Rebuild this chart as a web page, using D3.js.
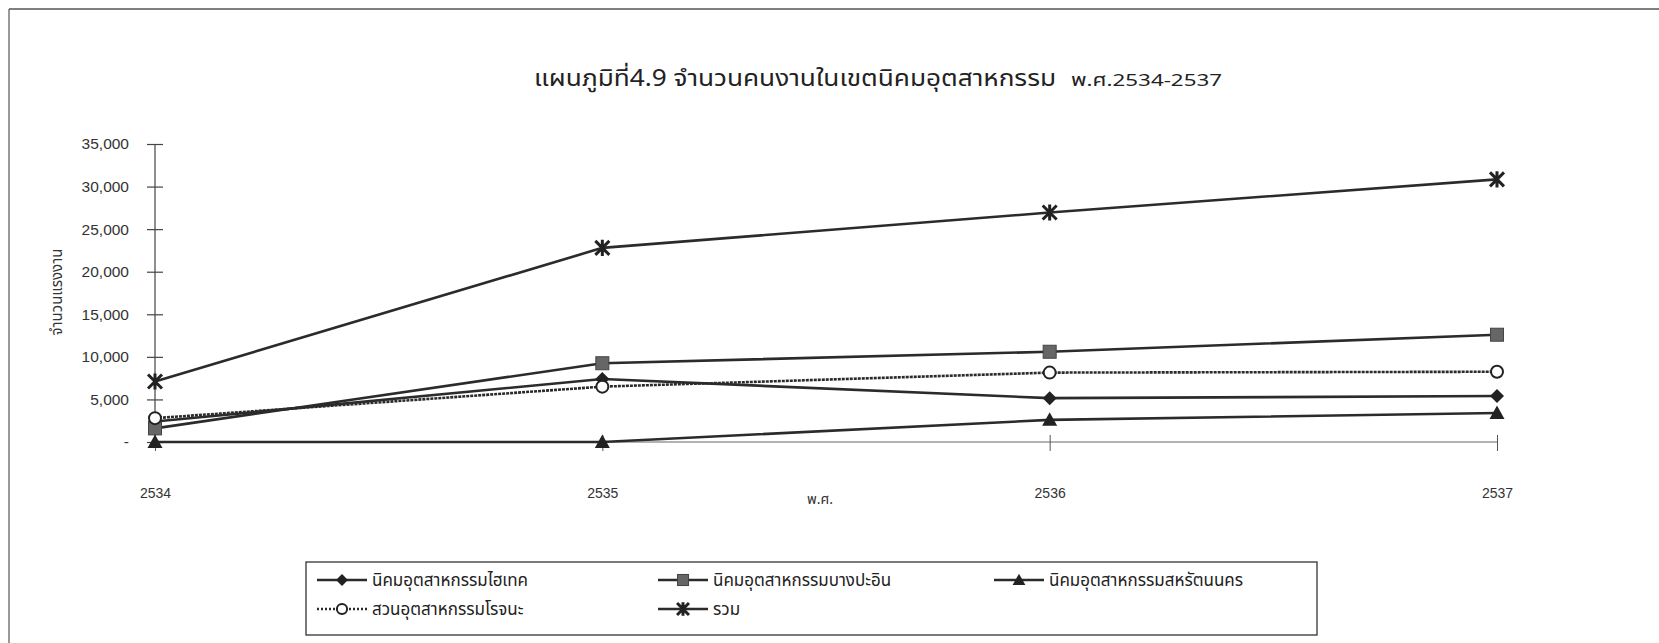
<!DOCTYPE html>
<html>
<head>
<meta charset="utf-8">
<script src="https://cdn.jsdelivr.net/npm/d3@7"></script>
<style>
  html, body { margin: 0; padding: 0; background: #fff; }
  svg { display: block; }
  .thai { font-family: "Noto Sans Thai", "Noto Sans Thai UI", "Loma", "Garuda", "Noto Sans", sans-serif; }
  .num { font-family: "Liberation Sans", Arial, sans-serif; }
</style>
</head>
<body>
<svg id="chart" width="1659" height="643"></svg>
<script>
// ---- data ----
const years = ["2534", "2535", "2536", "2537"];
const seriesNames = [
  "นิคมอุตสาหกรรมไฮเทค",
  "นิคมอุตสาหกรรมบางปะอิน",
  "นิคมอุตสาหกรรมสหรัตนนคร",
  "สวนอุตสาหกรรมโรจนะ",
  "รวม"
];
const hitech    = [2400, 7400, 5150, 5400];
const bangpain  = [1600, 9250, 10600, 12600];
const saharat   = [0, 0, 2600, 3400];
const rojana    = [2800, 6500, 8150, 8250];
const total     = [7100, 22800, 26950, 30850];
const yTicks = [0, 5000, 10000, 15000, 20000, 25000, 30000, 35000];
const titleMain = "แผนภูมิที่4.9 จำนวนคนงานในเขตนิคมอุตสาหกรรม";
const titleSub = "พ.ศ.2534-2537";
const xTitle = "พ.ศ.";
const yTitle = "จำนวนแรงงาน";

const seriesValues = [hitech, bangpain, saharat, rojana, total];
const markers = ["diamond", "square", "triangle", "circle", "star"];

const svg = d3.select("#chart");
const ink = "#2b2b2b";

// frame
svg.append("line").attr("x1", 9).attr("y1", 9).attr("x2", 1659).attr("y2", 9)
  .attr("stroke", "#555").attr("stroke-width", 1.5);
svg.append("line").attr("x1", 9).attr("y1", 9).attr("x2", 9).attr("y2", 643)
  .attr("stroke", "#555").attr("stroke-width", 1.2);

// scales
const x = d3.scalePoint().domain(years).range([155, 1497]);
const y = d3.scaleLinear().domain([0, 35000]).range([442, 144]);

// title
svg.append("text").attr("class", "thai").attr("x", 534).attr("y", 86)
  .attr("font-size", 23).attr("fill", "#222")
  .attr("textLength", 522).attr("lengthAdjust", "spacingAndGlyphs").text(titleMain);
svg.append("text").attr("class", "thai").attr("x", 1071).attr("y", 86)
  .attr("font-size", 17).attr("fill", "#222")
  .attr("textLength", 151).attr("lengthAdjust", "spacingAndGlyphs").text(titleSub);

// y axis
const yAxis = d3.axisLeft(y).tickValues(yTicks)
  .tickFormat(d => d === 0 ? "-" : d3.format(",")(d))
  .tickSize(8).tickPadding(18);
const gy = svg.append("g").attr("transform", "translate(155,0)").call(yAxis);
gy.select(".domain").attr("stroke", "#444").attr("stroke-width", 1.2).attr("d", `M0,${y(0)}V${y(35000)}`);
gy.selectAll(".tick line").attr("x1", -8).attr("x2", 8).attr("stroke", "#444").attr("stroke-width", 1.2);
gy.selectAll(".tick text").attr("class", "num").attr("font-size", 15.5).attr("fill", "#333");

// x axis
const xAxis = d3.axisBottom(x).tickSize(8).tickPadding(38);
const gx = svg.append("g").attr("transform", `translate(0,${y(0)})`).call(xAxis);
gx.select(".domain").attr("stroke", "#666").attr("stroke-width", 1).attr("d", `M${x("2534")},0H${x("2537")}`);
gx.selectAll(".tick line").attr("y1", -7).attr("y2", 9).attr("stroke", "#555");
gx.selectAll(".tick text").attr("class", "num").attr("font-size", 14).attr("fill", "#333");

// axis titles
svg.append("text").attr("class", "thai").attr("x", 820).attr("y", 504)
  .attr("text-anchor", "middle").attr("font-size", 14).attr("fill", "#333").text(xTitle);
svg.append("text").attr("class", "thai").attr("transform", "translate(62,292) rotate(-90)")
  .attr("text-anchor", "middle").attr("font-size", 15).attr("fill", "#333").text(yTitle);

// marker drawing
function drawMarker(g, type, cx, cy, s) {
  s = s || 1;
  if (type === "diamond") {
    const r = 7 * s;
    g.append("path").attr("d", `M${cx},${cy - r}L${cx + r},${cy}L${cx},${cy + r}L${cx - r},${cy}Z`)
      .attr("fill", "#222");
  } else if (type === "square") {
    const r = 6.5 * s;
    g.append("rect").attr("x", cx - r).attr("y", cy - r).attr("width", 2 * r).attr("height", 2 * r)
      .attr("fill", "#666").attr("stroke", "#444").attr("stroke-width", 1);
  } else if (type === "triangle") {
    const r = 7.5 * s;
    g.append("path").attr("d", `M${cx},${cy - r}L${cx + r},${cy + r * 0.8}L${cx - r},${cy + r * 0.8}Z`)
      .attr("fill", "#222");
  } else if (type === "circle") {
    g.append("circle").attr("cx", cx).attr("cy", cy).attr("r", 6 * s)
      .attr("fill", "#fff").attr("stroke", "#222").attr("stroke-width", 2);
  } else if (type === "star") {
    const r = 7 * s;
    const p = `M${cx - r},${cy - r}L${cx + r},${cy + r}M${cx + r},${cy - r}L${cx - r},${cy + r}M${cx},${cy - r * 1.15}V${cy + r * 1.15}`;
    g.append("path").attr("d", p).attr("stroke", "#222").attr("stroke-width", 3).attr("fill", "none");
  }
}

const line = d3.line().x((d, i) => x(years[i])).y(d => y(d));
const plot = svg.append("g");
seriesValues.forEach((vals, k) => {
  plot.append("path").datum(vals).attr("d", line).attr("fill", "none")
    .attr("stroke", ink).attr("stroke-width", 2.6)
    .attr("stroke-dasharray", markers[k] === "circle" ? "3,1" : null);
});
seriesValues.forEach((vals, k) => {
  vals.forEach((v, i) => drawMarker(plot, markers[k], x(years[i]), y(v)));
});

// legend
svg.append("rect").attr("x", 306).attr("y", 562).attr("width", 1011).attr("height", 73)
  .attr("fill", "none").attr("stroke", "#333").attr("stroke-width", 1.3);
const legendPos = [
  [317, 580], [658, 580], [994, 580],
  [317, 609], [658, 609]
];
seriesNames.forEach((name, k) => {
  const [lx, ly] = legendPos[k];
  const g = svg.append("g");
  g.append("line").attr("x1", lx).attr("x2", lx + 50).attr("y1", ly).attr("y2", ly)
    .attr("stroke", ink).attr("stroke-width", 2.4)
    .attr("stroke-dasharray", markers[k] === "circle" ? "2,2" : null);
  drawMarker(g, markers[k], lx + 25, ly, 0.85);
  g.append("text").attr("class", "thai").attr("x", lx + 55).attr("y", ly + 6)
    .attr("font-size", 17).attr("fill", "#222").text(name);
});
</script>
</body>
</html>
========================================
= AIM =
Transcribe the whole listing, character for character, but not its images.

= FULL RESPONSE =
Rebuild this chart as a web page, using D3.js.
<!DOCTYPE html>
<html>
<head>
<meta charset="utf-8">
<script src="https://cdn.jsdelivr.net/npm/d3@7"></script>
<style>
  html, body { margin: 0; padding: 0; background: #fff; }
  svg { display: block; }
  .thai { font-family: "Noto Sans Thai", "Noto Sans Thai UI", "Loma", "Garuda", "Noto Sans", sans-serif; }
  .num { font-family: "Liberation Sans", Arial, sans-serif; }
</style>
</head>
<body>
<svg id="chart" width="1659" height="643"></svg>
<script>
// ---- data ----
const years = ["2534", "2535", "2536", "2537"];
const seriesNames = [
  "นิคมอุตสาหกรรมไฮเทค",
  "นิคมอุตสาหกรรมบางปะอิน",
  "นิคมอุตสาหกรรมสหรัตนนคร",
  "สวนอุตสาหกรรมโรจนะ",
  "รวม"
];
const hitech    = [2400, 7400, 5150, 5400];
const bangpain  = [1600, 9250, 10600, 12600];
const saharat   = [0, 0, 2600, 3400];
const rojana    = [2800, 6500, 8150, 8250];
const total     = [7100, 22800, 26950, 30850];
const yTicks = [0, 5000, 10000, 15000, 20000, 25000, 30000, 35000];
const titleMain = "แผนภูมิที่4.9 จำนวนคนงานในเขตนิคมอุตสาหกรรม";
const titleSub = "พ.ศ.2534-2537";
const xTitle = "พ.ศ.";
const yTitle = "จำนวนแรงงาน";

const seriesValues = [hitech, bangpain, saharat, rojana, total];
const markers = ["diamond", "square", "triangle", "circle", "star"];

const svg = d3.select("#chart");
const ink = "#2b2b2b";

// frame
svg.append("line").attr("x1", 9).attr("y1", 9).attr("x2", 1659).attr("y2", 9)
  .attr("stroke", "#555").attr("stroke-width", 1.5);
svg.append("line").attr("x1", 9).attr("y1", 9).attr("x2", 9).attr("y2", 643)
  .attr("stroke", "#555").attr("stroke-width", 1.2);

// scales
const x = d3.scalePoint().domain(years).range([155, 1497]);
const y = d3.scaleLinear().domain([0, 35000]).range([442, 144]);

// title
svg.append("text").attr("class", "thai").attr("x", 534).attr("y", 86)
  .attr("font-size", 23).attr("fill", "#222")
  .attr("textLength", 522).attr("lengthAdjust", "spacingAndGlyphs").text(titleMain);
svg.append("text").attr("class", "thai").attr("x", 1071).attr("y", 86)
  .attr("font-size", 17).attr("fill", "#222")
  .attr("textLength", 151).attr("lengthAdjust", "spacingAndGlyphs").text(titleSub);

// y axis
const yAxis = d3.axisLeft(y).tickValues(yTicks)
  .tickFormat(d => d === 0 ? "-" : d3.format(",")(d))
  .tickSize(8).tickPadding(18);
const gy = svg.append("g").attr("transform", "translate(155,0)").call(yAxis);
gy.select(".domain").attr("stroke", "#444").attr("stroke-width", 1.2).attr("d", `M0,${y(0)}V${y(35000)}`);
gy.selectAll(".tick line").attr("x1", -8).attr("x2", 8).attr("stroke", "#444").attr("stroke-width", 1.2);
gy.selectAll(".tick text").attr("class", "num").attr("font-size", 15.5).attr("fill", "#333");

// x axis
const xAxis = d3.axisBottom(x).tickSize(8).tickPadding(38);
const gx = svg.append("g").attr("transform", `translate(0,${y(0)})`).call(xAxis);
gx.select(".domain").attr("stroke", "#666").attr("stroke-width", 1).attr("d", `M${x("2534")},0H${x("2537")}`);
gx.selectAll(".tick line").attr("y1", -7).attr("y2", 9).attr("stroke", "#555");
gx.selectAll(".tick text").attr("class", "num").attr("font-size", 14).attr("fill", "#333");

// axis titles
svg.append("text").attr("class", "thai").attr("x", 820).attr("y", 504)
  .attr("text-anchor", "middle").attr("font-size", 14).attr("fill", "#333").text(xTitle);
svg.append("text").attr("class", "thai").attr("transform", "translate(62,292) rotate(-90)")
  .attr("text-anchor", "middle").attr("font-size", 15).attr("fill", "#333").text(yTitle);

// marker drawing
function drawMarker(g, type, cx, cy, s) {
  s = s || 1;
  if (type === "diamond") {
    const r = 7 * s;
    g.append("path").attr("d", `M${cx},${cy - r}L${cx + r},${cy}L${cx},${cy + r}L${cx - r},${cy}Z`)
      .attr("fill", "#222");
  } else if (type === "square") {
    const r = 6.5 * s;
    g.append("rect").attr("x", cx - r).attr("y", cy - r).attr("width", 2 * r).attr("height", 2 * r)
      .attr("fill", "#666").attr("stroke", "#444").attr("stroke-width", 1);
  } else if (type === "triangle") {
    const r = 7.5 * s;
    g.append("path").attr("d", `M${cx},${cy - r}L${cx + r},${cy + r * 0.8}L${cx - r},${cy + r * 0.8}Z`)
      .attr("fill", "#222");
  } else if (type === "circle") {
    g.append("circle").attr("cx", cx).attr("cy", cy).attr("r", 6 * s)
      .attr("fill", "#fff").attr("stroke", "#222").attr("stroke-width", 2);
  } else if (type === "star") {
    const r = 7 * s;
    const p = `M${cx - r},${cy - r}L${cx + r},${cy + r}M${cx + r},${cy - r}L${cx - r},${cy + r}M${cx},${cy - r * 1.15}V${cy + r * 1.15}`;
    g.append("path").attr("d", p).attr("stroke", "#222").attr("stroke-width", 3).attr("fill", "none");
  }
}

const line = d3.line().x((d, i) => x(years[i])).y(d => y(d));
const plot = svg.append("g");
seriesValues.forEach((vals, k) => {
  plot.append("path").datum(vals).attr("d", line).attr("fill", "none")
    .attr("stroke", ink).attr("stroke-width", 2.6)
    .attr("stroke-dasharray", markers[k] === "circle" ? "3,1" : null);
});
seriesValues.forEach((vals, k) => {
  vals.forEach((v, i) => drawMarker(plot, markers[k], x(years[i]), y(v)));
});

// legend
svg.append("rect").attr("x", 306).attr("y", 562).attr("width", 1011).attr("height", 73)
  .attr("fill", "none").attr("stroke", "#333").attr("stroke-width", 1.3);
const legendPos = [
  [317, 580], [658, 580], [994, 580],
  [317, 609], [658, 609]
];
seriesNames.forEach((name, k) => {
  const [lx, ly] = legendPos[k];
  const g = svg.append("g");
  g.append("line").attr("x1", lx).attr("x2", lx + 50).attr("y1", ly).attr("y2", ly)
    .attr("stroke", ink).attr("stroke-width", 2.4)
    .attr("stroke-dasharray", markers[k] === "circle" ? "2,2" : null);
  drawMarker(g, markers[k], lx + 25, ly, 0.85);
  g.append("text").attr("class", "thai").attr("x", lx + 55).attr("y", ly + 6)
    .attr("font-size", 17).attr("fill", "#222").text(name);
});
</script>
</body>
</html>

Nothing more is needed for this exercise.